Just what is going on with processors these days? HCW regulars have noted a severe decline of new hardcore enthusiasts. The exciting days of overclocking, case mods, and drooling over new architectures seem to have passed. But what is to blame for this new age of premods and complacency with stock speed? Processors just got faster as engineers packed more hardware onto each chip – and seemed to leave us behind. As clock speed became less important for system performance, marketing groups don’t even seem to know what to call them anymore.
So now, it’s time to catch up. We will look briefly at the flagship chips made by Intel and AMD.
A processor’s task is to Fetch instructions, Decode what to do, Execute the request, and Store the results. To increase clock speed, these three stages have to be broken up. This is so that you don’t have to wait for every line in the processor to stabilize for the result of every instruction. Much like an assembly line, each part of the instruction is decoded and sent through the processor in stages along the pipeline. More stages means faster clock speed, but then that also means more problems when the code requires a jump (if, else, switch, case), if the execution would be faster in a different order, or information needed for a new instruction is still in the pipeline. It’s a delicate balance where there is no perfect solution. Engineers are forced to try designs and simulate which one will complete the consumers demands the fastest. It’s no longer a simple race of frequency.
Intel Core 2 Duo
The Core processor is Intel’s the response to the death of clock speed. The Pentium 4’s solution to more speed was to continue breaking into more stages. This quickly saw a plateau of performance increases as the processor would have to repopulate buffers whenever it had to change the path of execution. They ended up with 20+ stages before abandoning this strategy. (The original Pentiums only at 10 to 12!) Core scaled back to 14 stages, but added more buffer space on chip for reordering instructions that aren’t dependent on each other. Transistors are smaller, so rather than using them to get one instruction processed faster, Core uses more hardware in attempt to predict the best possible execution pattern. That’s right, it executes instructions before you even know you want them.

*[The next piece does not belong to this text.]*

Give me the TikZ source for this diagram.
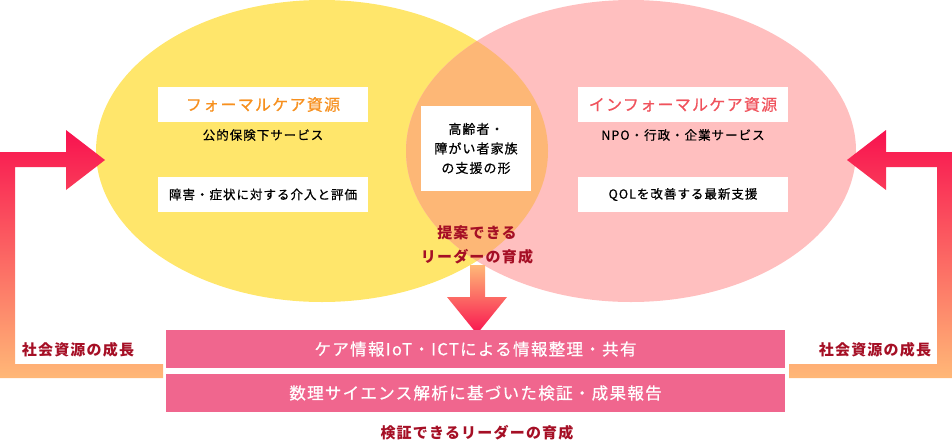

Core 2 is merely an upgraded Core 1; Core 2 doesn’t mean “a pair of Core 1’s.” I love Marketing. The frequencies they run at are roughly the same, but Core 2 has approximately 290 million transistors while Core 1 has 151 million. Core 2 also boasts EM64T, Intel’s 64 bit instruction support. Core Duo or Core 2 Duo are two cores (pipelines for Fetch/Decode/Execute/Store) on the same chip. They share an L2 cache so that they can work on the same data set without being required to go out to main memory.
AMD Athlon 64 X2
AMD jumped off the frequency bandwagon long ago, when they starting rating their processors as “1400+, 2000+, etc.” They saw that Intel’s Pentium 4 was going to bottleneck itself with a sole concentration on speed. AMD slowed the clock, but had more work done in each clock cycle. AMD also pushes 64 bit computing further in the execute stage, which allows for more information in each instruction to be processed. Each AMD X2 Core has its own L1 and L2 cache. When you have a Dual-Core chip, it adds what they call the “HyperTransport Bus” between the L2 caches. The consquence of two L2 caches is that there is more data transfer required if two threads must work on the same data set. On the upside, however, there is more room for each core to work on seperate processes. Finally, Quad FX is arguably the first push for consumer dual processors. Yes, to make it more complicated, AMD wants you to have 2 processors which both have 2 cores and 2 L2 caches. Depending on your cache size, AMD’s transistor count ranges from 120 to 250 million transistors and 15 stages, similar to the Intel, but constructed into a different pipeline.
Intel has responded to AMD’s Quad FX with the Intel Core 2 Quad. These are very different, however, as the Core 2 Quad still shares a single L2 cache.
Unfortunately both of these processors tell us the same thing. The days of pushing your hardware to the limit are on its way out. Speed is less about brute force and more about elegance in design. How can we continue to be hardCORE? The best way I can say for now is Knowledge.